Встреча с комитетами началась вскоре после полудня 18-го за столом в кабинете мэра. Я хорошо ее помню, потому что мы все на ней присутствовали. Встреча была долгой и для меня скучной. Я не понимал, что за этим столом принимались решения на следующие два-три дня, те самые два или три дня, которые сегодня кажутся мне самыми опасными днями нашей жизни. Комитетчики сказали отцу, что на территории коммуны Деречина он и его семья в безопасности. Однако гарантировать нам безопасность за ее пределами они не могли и потому не советовали ехать в Слоним. Было принято решение, что Гедройцы (и их гости) вернутся в усадьбу. Мой отец закрыл встречу заявлением, что наступает новый порядок и две «наши» деревни должны немедленно взять на себя функции управляющих имениями усадьбы и таким образом заявить советской власти о своих притязаниях на фермы. Это было спокойное и прагматичное приятие неизбежного и в то же время намек на то, чем может грозить постсоветское будущее мелким собственникам Лобзова и Котчина. За бесценный дар безопасности, сколь бы хрупкой и недолговечной она ни была, отец отплатил прозорливым советом.

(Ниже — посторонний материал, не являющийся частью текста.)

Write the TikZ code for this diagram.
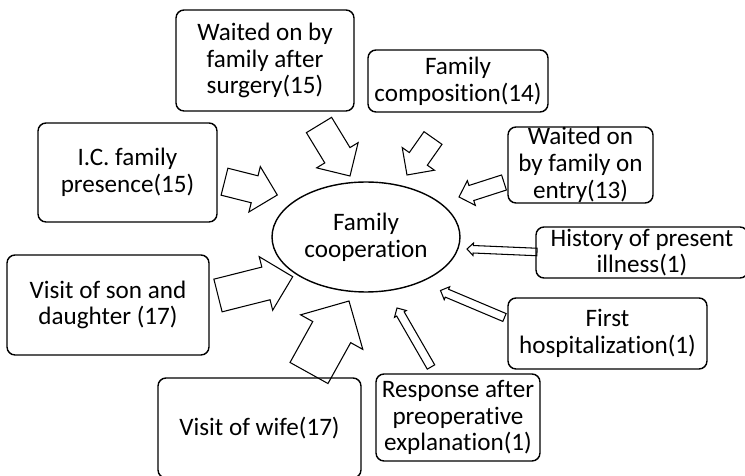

Сташевского попросили сдать оружие, а отцу разрешили оставить. Поздно ночью мы вернулись в усадьбу, детей положили спать в одежде, а взрослые — родители, Сташевские и их «кураторы», которых прислала деревня Лобзово, — начали свои бдения. Ночь не была мирной. На пороге появилось небольшое подразделение польской армии — около дюжины голодных и сбившихся с пути солдат с офицером. Их надо было накормить и дать им отдохнуть, а наших лобзовских кураторов убедить, что за их спиной не строятся планы по восстановлению старого социального порядка. Наконец солдаты снова отправились в путь, услышав уверения отца, что в покидаемом ими анклаве мир, по крайней мере на данное время.